Enhancing application performance via DAG-driven scheduling in task parallelism for cloud center

Nowadays, offloading technologies are applied to smart devices, which add more jobs into cloud data center. In cloud data center, limited physical resources and competitions of different jobs all need to be improved the performance. Considering more jobs are in the kind of task parallelism, how to improve their performance is very important. However, due to the size of transistor is approaching physical extreme limit, the count of transistor integrated into a single CPU core is seriously restricted. On the other hand, constrained by cooling efficiency, the frequency of CPU can not be raising without restriction which could lead CPU’s energy consumption and heat production to a rapidly growth.
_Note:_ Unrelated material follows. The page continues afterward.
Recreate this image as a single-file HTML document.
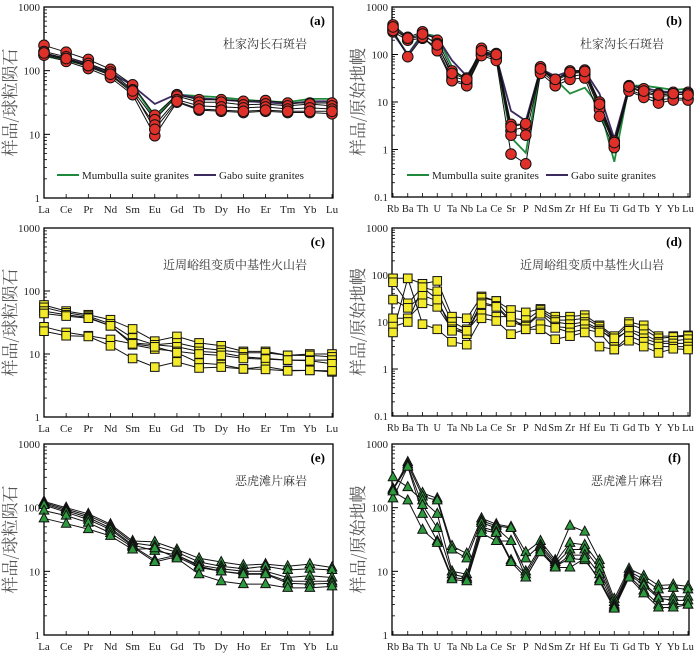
<!DOCTYPE html>
<html><head><meta charset="utf-8">
<style>
html,body{margin:0;padding:0;background:#fff;}
svg{display:block;font-family:"Liberation Serif","Noto Serif CJK SC",serif;}
</style></head>
<body>
<svg id="fig" width="700" height="655" viewBox="0 0 700 655" xmlns="http://www.w3.org/2000/svg"></svg>
<script>
// ---- categories ----
const reeCats = ["La","Ce","Pr","Nd","Sm","Eu","Gd","Tb","Dy","Ho","Er","Tm","Yb","Lu"];
const spCats = ["Rb","Ba","Th","U","Ta","Nb","La","Ce","Sr","P","Nd","Sm","Zr","Hf","Eu","Ti","Gd","Tb","Y","Yb","Lu"];
const ticksA = [1,10,100,1000];
const ticksB = [0.1,1,10,100,1000];
const tickLabelsA = ["1","10","100","1000"];
const tickLabelsB = ["0.1","1","10","100","1000"];

// ---- panel a ----
const aMumbulla = [170,145,120,90,60,18,42,40,38,35,33,32,36,36];
const aGabo = [185,155,125,95,58,30,43,37,35,33,32,30,33,33];
const aS1 = [250,195,150,105,60,20,42,35,35,33,34,31,31,31];
const aS2 = [200,165,130,95,50,17,40,32,32,29,30,28,30,28];
const aS3 = [180,150,115,85,45,14,35,28,27,26,27,25,26,25];
const aS4 = [175,140,108,78,42,9.5,32,24,23,22,23,22,22,21];
const aS5 = [190,155,120,88,48,12,33,25,24,23,24,23,23,23];
// ---- panel b ----
const bMumbulla = [300,100,280,240,55,25,120,90,1.8,0.85,50,30,15,20,8,0.55,22,22,20,18,19];
const bGabo = [280,100,260,230,75,35,110,90,6.5,4.0,50,35,45,45,15,1.7,22,20,17,16,16];
const bS1 = [420,230,300,200,45,32,135,105,3.4,3.4,55,30,45,47,10,1.5,22,19,15,16,16];
const bS2 = [350,210,250,170,35,28,110,95,2.5,3.0,48,28,40,42,8,1.3,20,16,13,14,15];
const bS3 = [300,200,220,140,30,24,100,85,2.0,2.0,45,25,35,38,7,1.2,18,14,11,12,12];
const bS4 = [320,90,230,120,28,22,95,75,0.8,0.5,40,22,30,32,5,1.1,17,12.5,9.5,11,11];
const bS5 = [380,220,270,160,40,30,120,100,3.0,3.5,50,30,42,44,9,1.4,21,17,14,15,14];
// ---- panel c ----
const cS1 = [60,48,42,35,25,16,19,15,13.5,11,11,9.5,10,10];
const cS2 = [55,45,40,30,18,14,15,12.5,11.5,10.5,10.5,9.5,9.5,9];
const cS3 = [48,42,38,28,15,14,13,11,10.5,9,8.5,8,8,8];
const cS4 = [44,40,37,28,14,12,11,10,9.5,8.5,8.3,8,7.8,7];
const cS5 = [27,22,19.5,17,14.5,13,10.5,7.2,6.8,5.8,6.3,5.5,5.5,5.2];
const cS6 = [23,19.5,19,13.5,8.5,6.2,7.5,6,6.2,5.8,5.7,5.4,5.5,5.4];
// ---- panel d ----
const dS1 = [85,85,65,75,13,12,35,28,18,16,19,13,13,14,8.5,5,10,8.5,5,5,5.2];
const dS2 = [70,25,55,45,10,7,33,28,12,11,18,11,11,12,8,4.5,9,7,4.5,4.8,5];
const dS3 = [30,20,37,28,8,6,26,22,11,8.5,16,10,9,10,7,4,7,5.5,3.8,4,4.3];
const dS4 = [12,12,25,21,7,5.5,24,21,10,8,15,8,7.5,9,6.5,4.5,6.5,4.5,3.5,3.5,3.5];
const dS5 = [8,10,55,30,6.5,6.5,15,13,13,7,9,7.5,6,7,6,2.6,5,3.8,3,3,3];
const dS6 = [6,85,9,7,3.8,3.3,12,10.5,5.5,7,7,4.3,5,6,3,2.6,4,3,2.2,2.7,2.6];
// ---- panel e ----
const eS1 = [125,100,80,55,30,29,22,16,14,12.5,13,12,13,11.5];
const eS2 = [120,95,75,52,28,25,20,14,12,11,12,10.5,11,10.5];
const eS3 = [115,90,70,48,26,21,18,12.5,11,10,10,8,8.5,8];
const eS4 = [110,85,65,45,25,15,18,12,10,9.2,9.2,7,7,7];
const eS5 = [90,75,58,40,24,14,17,11.5,10,9,9,6.5,6.3,6.5];
const eS6 = [68,56,46,36,22,23,16,9,7,6.3,6.3,5.5,5.5,5.8];
// ---- panel f ----
const fS1 = [190,520,170,140,25,19,68,55,50,20,30,15,52,42,15,3.7,11,8.5,6,6.2,5.8];
const fS2 = [200,480,150,130,22,16,62,52,48,16,26,14,28,26,13,3.3,10,7.5,5.2,5.5,5.2];
const fS3 = [300,210,130,80,10,9,58,48,30,10,24,13,22,22,11,3,9.5,6.5,4,4,4];
const fS4 = [190,450,110,48,9,8,50,42,15,9,22,12,18,18,9,2.8,9,6,3.8,3.5,3.5];
const fS5 = [140,440,80,30,8,7.5,45,40,14,8,20,12,16,15,7.5,2.7,8.5,5,3,3,3];
const fS6 = [180,130,45,28,7.5,7,40,30,30,8,20,11.5,11.5,16,7,2.6,8,4.5,2.7,2.7,3];

const NS = "http://www.w3.org/2000/svg";
const svg = document.getElementById("fig");
function mk(tag, attrs, parent){
  const e = document.createElementNS(NS, tag);
  for (const k in attrs) e.setAttribute(k, attrs[k]);
  (parent||svg).appendChild(e);
  return e;
}

function panel(p){
  const g = mk("g", {});
  
  
  const lmin = Math.log10(p.ticks[0]), lmax = Math.log10(p.ticks[p.ticks.length-1]);
  const yS = v => p.y1 - (Math.log10(v) - lmin) / (lmax - lmin) * (p.y1 - p.y0);
  const n = p.cats.length;
  const xS = i => p.px0 + i * (p.px1 - p.px0) / (n - 1);
  const fr = mk("rect", {x:p.x0, y:p.y0, width:p.x1-p.x0, height:p.y1-p.y0, fill:"none", stroke:"#000", "stroke-width":1.3}, g);
  
  
  for (let d = lmin; d <= lmax; d++){
    const y = yS(Math.pow(10,d));
    mk("line", {x1:p.x0, x2:p.x0+6, y1:y, y2:y, stroke:"#000", "stroke-width":1}, g);
    const t = mk("text", {x:p.x0-4, y:y+4, "text-anchor":"end", "font-size":11, fill:"#222"}, g);
    t.textContent = p.tickLabels[d - lmin];
    
    
    if (d < lmax) for (let m = 2; m <= 9; m++){
      const ym = yS(m * Math.pow(10,d));
      mk("line", {x1:p.x0, x2:p.x0+3, y1:ym, y2:ym, stroke:"#000", "stroke-width":0.8}, g);
    }
  }
  p.cats.forEach((c,i)=>{
    const x = xS(i);
    mk("line", {x1:x, x2:x, y1:p.y1, y2:p.y1-4, stroke:"#000", "stroke-width":0.8}, g);
    const t = mk("text", {x:x, y:p.y1+15, "text-anchor":"middle", "font-size":p.cats.length>14?10.5:11, fill:"#222"}, g);
    t.textContent = c;
    
    
  });
  const yc = (p.y0 + p.y1) / 2;
  const ytx = p.x0 - 28;
  const yt = mk("text", {x:ytx, y:yc, "text-anchor":"middle", "font-size":17, fill:"#555", transform:`rotate(-90 ${ytx} ${yc})`, "font-family":"'Noto Serif CJK SC','Noto Sans CJK SC',serif"}, g);
  yt.textContent = p.ytitle;
  
  
  const pl = mk("text", {x:p.x1-8, y:p.y0+18, "text-anchor":"end", "font-size":13, "font-weight":"bold"}, g);
  pl.textContent = "(" + p.id + ")";
  
  
  const st = mk("text", {x:p.x1-26, y:p.y0+41, "text-anchor":"end", "font-size":12, fill:"#333", "font-family":"'Noto Serif CJK SC','Noto Sans CJK SC',serif"}, g);
  st.textContent = p.subtitle;
  
  
  const clipId = "clip" + p.id;
  const cp = mk("clipPath", {id:clipId}, g);
  mk("rect", {x:p.x0-8, y:p.y0, width:p.x1-p.x0+16, height:p.y1-p.y0}, cp);
  const plot = mk("g", {"clip-path":`url(#${clipId})`}, g);
  (p.refs||[]).forEach(r=>{
    const pts = r.vals.map((v,i)=>xS(i).toFixed(1)+","+yS(v).toFixed(1)).join(" ");
    const l = mk("polyline", {points:pts, fill:"none", stroke:r.color, "stroke-width":1.8}, plot);
    
    
  });
  p.series.forEach((s,si)=>{
    const pts = s.map((v,i)=>xS(i).toFixed(1)+","+yS(v).toFixed(1)).join(" ");
    const l = mk("polyline", {points:pts, fill:"none", stroke:"#111", "stroke-width":1}, plot);
    
    
  });
  p.series.forEach((s,si)=>{
    s.forEach((v,i)=>{
      const x = xS(i), y = yS(v);
      let m;
      if (p.marker === "circle") m = mk("circle", {cx:x, cy:y, r:5.3, fill:"#e0302a", stroke:"#111", "stroke-width":1}, plot);
      else if (p.marker === "square") m = mk("rect", {x:x-4.3, y:y-4.3, width:8.6, height:8.6, fill:"#f2ea2a", stroke:"#111", "stroke-width":1}, plot);
      else m = mk("polygon", {points:`${x},${y-5.5} ${x-4.8},${y+3.5} ${x+4.8},${y+3.5}`, fill:"#2e9a3e", stroke:"#111", "stroke-width":1}, plot);
      
      
    });
  });
  if (p.legend){
    const ly = p.legend.y;
    p.legend.items.forEach(it=>{
      mk("line", {x1:it.x, x2:it.x+22, y1:ly, y2:ly, stroke:it.color, "stroke-width":2}, g);
      const t = mk("text", {x:it.x+25, y:ly+4, "font-size":11, fill:"#222", "font-family":"'Liberation Serif',serif"}, g);
      t.textContent = it.label;
      
      
    });
  }
}

const REE_T = "样品/球粒陨石", PM_T = "样品/原始地幔";
const greenC = "#1f8a3c", purpleC = "#3a2a5e";
panel({id:"a", x0:44, x1:333, y0:7, y1:198, px0:44, px1:332, cats:reeCats, ticks:ticksA, tickLabels:tickLabelsA,
  ytitle:REE_T, subtitle:"杜家沟长石斑岩", marker:"circle",
  refs:[{vals:aMumbulla,color:greenC,name:"mumbulla-line"},{vals:aGabo,color:purpleC,name:"gabo-line"}],
  series:[aS1,aS2,aS3,aS4,aS5],
  legend:{y:175, items:[{x:57,color:greenC,label:"Mumbulla suite granites"},{x:194,color:purpleC,label:"Gabo suite granites"}]}});
panel({id:"b", x0:392, x1:690, y0:7, y1:197, px0:393, px1:688, cats:spCats, ticks:ticksB, tickLabels:tickLabelsB,
  ytitle:PM_T, subtitle:"杜家沟长石斑岩", marker:"circle",
  refs:[{vals:bMumbulla,color:greenC,name:"mumbulla-line"},{vals:bGabo,color:purpleC,name:"gabo-line"}],
  series:[bS1,bS2,bS3,bS4,bS5],
  legend:{y:175, items:[{x:407,color:greenC,label:"Mumbulla suite granites"},{x:546,color:purpleC,label:"Gabo suite granites"}]}});
panel({id:"c", x0:44, x1:333, y0:228, y1:417, px0:44, px1:332, cats:reeCats, ticks:ticksA, tickLabels:tickLabelsA,
  ytitle:REE_T, subtitle:"近周峪组变质中基性火山岩", marker:"square",
  series:[cS1,cS2,cS3,cS4,cS5,cS6]});
panel({id:"d", x0:392, x1:690, y0:228, y1:416, px0:393, px1:688, cats:spCats, ticks:ticksB, tickLabels:tickLabelsB,
  ytitle:PM_T, subtitle:"近周峪组变质中基性火山岩", marker:"square",
  series:[dS1,dS2,dS3,dS4,dS5,dS6]});
panel({id:"e", x0:44, x1:333, y0:444, y1:635, px0:44, px1:332, cats:reeCats, ticks:ticksA, tickLabels:tickLabelsA,
  ytitle:REE_T, subtitle:"恶虎滩片麻岩", marker:"tri",
  series:[eS1,eS2,eS3,eS4,eS5,eS6]});
panel({id:"f", x0:392, x1:689, y0:444, y1:635, px0:393, px1:688, cats:spCats, ticks:ticksA, tickLabels:tickLabelsA,
  ytitle:PM_T, subtitle:"恶虎滩片麻岩", marker:"tri",
  series:[fS1,fS2,fS3,fS4,fS5,fS6]});
</script>
</body></html>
As performance improvement of new generations of hardware has slowed, the era of serial computing is over and programmers are getting hard to acquire free application acceleration through hardware updating. The direction of computer architecture is transforming to parallel structure and in order to be highly qualified in the new world of parallel computing, squeezing last bit of performance of current state-of-the-art architectures is an urgent task for whole cloud computing community. In this paper, we present Function Flow a C++11-based generic framework for task parallelism. Our insight is that heavy use of generic parallel algorithms in task parallelism may introduce numerous unnecessary synchronous operation which can cause loss of performance of applications. To solve the problem, in Function Flow we propose a DAG-driven task scheduler for programs that can be expressed as a Direct Acyclic Graph of tasks with dependency edges. Function Flow distributes work threads to cores and schedules tasks based purely on tasks’ state in DAGs constructed by programmers. Because our implementation is based on callback mechanism, DAGs are represented compactly and the scheduler in Function Flow works in a dynamic and fully-distributed manner. To achieve high performance the only thing programmers need to do is characterizing dependencies between tasks with the help of user-friendly interfaces provided by Function Flow. We use several micro-benchmarks to demonstrate the efficiency of our approach and analyze the performance of the framework.